7. Prepare to get messy. There’s dirt. There’s fur. There’s poop and vomit. There just is. If you’re too uptight to have dog hair on every surface and occasionally in the mouth of your toddler, pet ownership may not be for you! (If you have a dog and are thinking about having a baby, check out the endless similarities between the two species!)

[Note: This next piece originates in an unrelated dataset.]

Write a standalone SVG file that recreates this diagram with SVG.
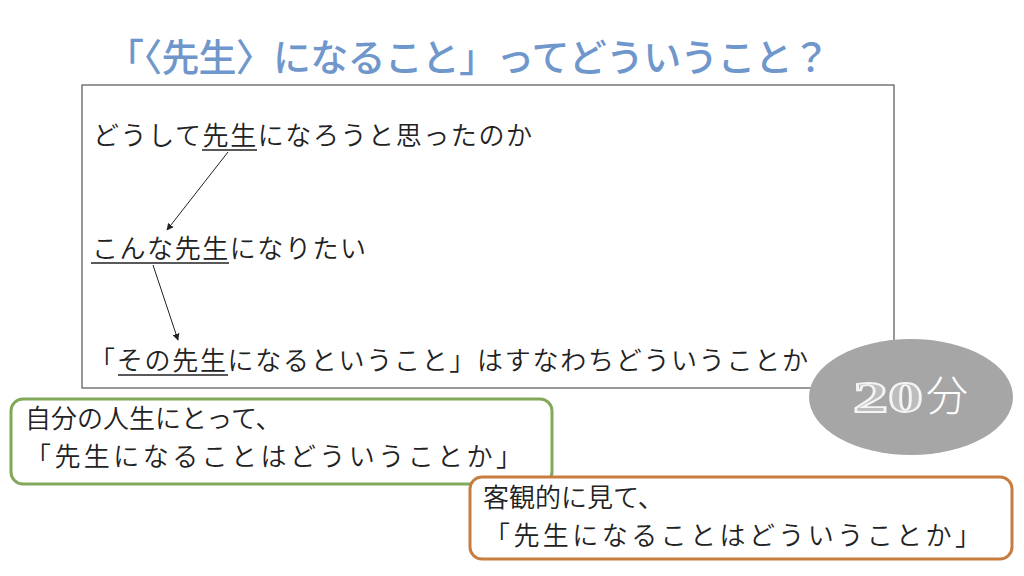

Do you treat your pets as family members? What rules would you add to those thinking about adopting a pet? —Erin

 

 

 


Comments

  1. Ivori Rose says

    Oh yes , Rose is like my other child :)
    I tried very hard to adopt a dog from my local animal shelter, but the staff is very misinformed and the business is disorganized. We were very, VERY, lucky to have found Rose; she is a sweet, loving, little black lab/Sheppard mix who ADORES children.
    You should do a post on products that really do get out those pet stains !

  2. Tamara @ The Stretch Jean Incident says

    Pet insurance! Luckily I haven’t had to use it yet, but it does help put the mind at ease a bit. I use PetPlan and only pay $20 a month.

    And I definitely agree about researching breeds prior to make sure you and the pet are a good match.

    When it comes to dogs, I think regardless of the breed, it needs to be walked everyday; this helps so much with behavioral problems, yet I know so many misbehaved dogs that hardly get walked. Sure, it’s good if they have a buddy and/or a backyard to play in, but regular walks are still a must, in my opinion. (Plus, it tires them out so you can tend to other business while they sleep!)